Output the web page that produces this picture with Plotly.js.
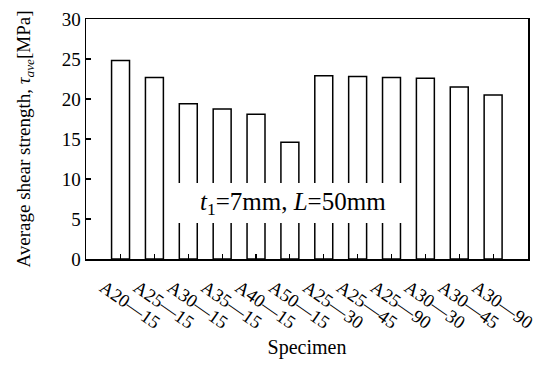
<!DOCTYPE html>
<html>
<head>
<meta charset="utf-8">
<script src="https://cdn.plot.ly/plotly-3.0.1.min.js"></script>
<style>
  html, body { margin: 0; padding: 0; background: #fff; }
  #chart { width: 547px; height: 368px; }
</style>
</head>
<body>
<div id="chart"></div>
<script>
// Specimen names and measured average shear strength (MPa)
const specimens = ['A20—15', 'A25—15', 'A30—15', 'A35—15', 'A40—15', 'A50—15',
                   'A25—30', 'A25—45', 'A25—90', 'A30—30', 'A30—45', 'A30—90'];
const shearStrength = [24.8, 22.7, 19.4, 18.75, 18.1, 14.6,
                       22.9, 22.8, 22.7, 22.6, 21.5, 20.5];
const yTicks = [0, 5, 10, 15, 20, 25, 30];
const conditionLabel = '<i>t</i><sub>1</sub>=7mm, <i>L</i>=50mm';

const serif = 'Liberation Serif, Times New Roman, serif';

const trace = {
  type: 'bar',
  x: specimens.map((_, i) => i),
  y: shearStrength,
  width: 0.53,
  marker: { color: '#ffffff', line: { color: '#000000', width: 1.5 } },
  hoverinfo: 'skip'
};

const layout = {
  width: 547,
  height: 368,
  margin: { l: 86, r: 19, t: 19, b: 109 },
  paper_bgcolor: '#ffffff',
  plot_bgcolor: '#ffffff',
  showlegend: false,
  font: { family: serif, color: '#000000', size: 19 },
  xaxis: {
    range: [-1.02, 12.03],
    tickmode: 'array',
    tickvals: specimens.map((_, i) => i),
    ticktext: specimens,
    tickangle: 35,
    ticks: 'inside',
    ticklen: 5,
    tickwidth: 1.2,
    tickcolor: '#000000',
    tickfont: { family: serif, size: 18.5 },
    ticklabelshift: -17,
    ticklabelstandoff: 9,
    showline: true,
    linecolor: '#000000',
    linewidth: 1.5,
    mirror: true,
    showgrid: false,
    zeroline: false,
    title: { text: 'Specimen', font: { family: serif, size: 20 }, standoff: 8 }
  },
  yaxis: {
    range: [0, 30],
    tickmode: 'array',
    tickvals: yTicks,
    ticks: 'inside',
    ticklen: 5,
    tickwidth: 1.2,
    tickcolor: '#000000',
    tickfont: { family: serif, size: 19 },
    showline: true,
    linecolor: '#000000',
    linewidth: 1.5,
    mirror: true,
    showgrid: false,
    zeroline: false,
    title: {
      text: 'Average shear strength, <i>τ</i><sub><i>ave</i></sub>[MPa]',
      font: { family: serif, size: 19 },
      standoff: 26
    }
  },
  shapes: [{
    type: 'rect',
    xref: 'paper', yref: 'y',
    x0: 0.19, x1: 0.733, y0: 4.5, y1: 9.5,
    fillcolor: '#ffffff',
    line: { width: 0 },
    layer: 'above'
  }],
  annotations: [{
    xref: 'paper', yref: 'y',
    x: 0.468, y: 7,
    text: conditionLabel,
    showarrow: false,
    font: { family: serif, size: 25, color: '#000000' },
    xanchor: 'center', yanchor: 'middle'
  }]
};

Plotly.newPlot('chart', [trace], layout, { staticPlot: true, displayModeBar: false });
</script>
</body>
</html>
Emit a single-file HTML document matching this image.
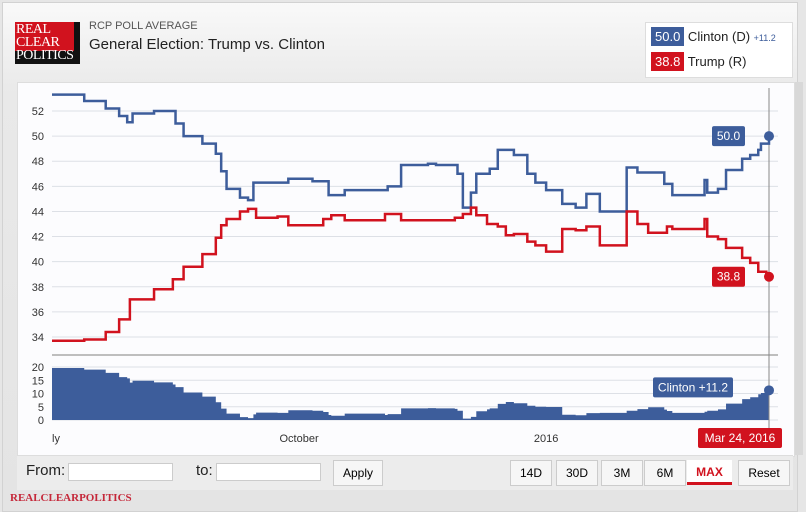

Aim of the exercise:
Transcribe the material exactly, keeping every word and none of the pictures.

Exercise result:
Output the web page that produces this picture with Plotly.js.
<!DOCTYPE html>
<html>
<head>
<meta charset="utf-8">
<script src="https://cdn.plot.ly/plotly-3.0.1.min.js"></script>
<style>
  html, body { margin: 0; padding: 0; background: #fff; }
  #chart { width: 547px; height: 368px; }
</style>
</head>
<body>
<div id="chart"></div>
<script>
// Specimen names and measured average shear strength (MPa)
const specimens = ['A20—15', 'A25—15', 'A30—15', 'A35—15', 'A40—15', 'A50—15',
                   'A25—30', 'A25—45', 'A25—90', 'A30—30', 'A30—45', 'A30—90'];
const shearStrength = [24.8, 22.7, 19.4, 18.75, 18.1, 14.6,
                       22.9, 22.8, 22.7, 22.6, 21.5, 20.5];
const yTicks = [0, 5, 10, 15, 20, 25, 30];
const conditionLabel = '<i>t</i><sub>1</sub>=7mm, <i>L</i>=50mm';

const serif = 'Liberation Serif, Times New Roman, serif';

const trace = {
  type: 'bar',
  x: specimens.map((_, i) => i),
  y: shearStrength,
  width: 0.53,
  marker: { color: '#ffffff', line: { color: '#000000', width: 1.5 } },
  hoverinfo: 'skip'
};

const layout = {
  width: 547,
  height: 368,
  margin: { l: 86, r: 19, t: 19, b: 109 },
  paper_bgcolor: '#ffffff',
  plot_bgcolor: '#ffffff',
  showlegend: false,
  font: { family: serif, color: '#000000', size: 19 },
  xaxis: {
    range: [-1.02, 12.03],
    tickmode: 'array',
    tickvals: specimens.map((_, i) => i),
    ticktext: specimens,
    tickangle: 35,
    ticks: 'inside',
    ticklen: 5,
    tickwidth: 1.2,
    tickcolor: '#000000',
    tickfont: { family: serif, size: 18.5 },
    ticklabelshift: -17,
    ticklabelstandoff: 9,
    showline: true,
    linecolor: '#000000',
    linewidth: 1.5,
    mirror: true,
    showgrid: false,
    zeroline: false,
    title: { text: 'Specimen', font: { family: serif, size: 20 }, standoff: 8 }
  },
  yaxis: {
    range: [0, 30],
    tickmode: 'array',
    tickvals: yTicks,
    ticks: 'inside',
    ticklen: 5,
    tickwidth: 1.2,
    tickcolor: '#000000',
    tickfont: { family: serif, size: 19 },
    showline: true,
    linecolor: '#000000',
    linewidth: 1.5,
    mirror: true,
    showgrid: false,
    zeroline: false,
    title: {
      text: 'Average shear strength, <i>τ</i><sub><i>ave</i></sub>[MPa]',
      font: { family: serif, size: 19 },
      standoff: 26
    }
  },
  shapes: [{
    type: 'rect',
    xref: 'paper', yref: 'y',
    x0: 0.19, x1: 0.733, y0: 4.5, y1: 9.5,
    fillcolor: '#ffffff',
    line: { width: 0 },
    layer: 'above'
  }],
  annotations: [{
    xref: 'paper', yref: 'y',
    x: 0.468, y: 7,
    text: conditionLabel,
    showarrow: false,
    font: { family: serif, size: 25, color: '#000000' },
    xanchor: 'center', yanchor: 'middle'
  }]
};

Plotly.newPlot('chart', [trace], layout, { staticPlot: true, displayModeBar: false });
</script>
</body>
</html>
Emit a single-file HTML document matching this image.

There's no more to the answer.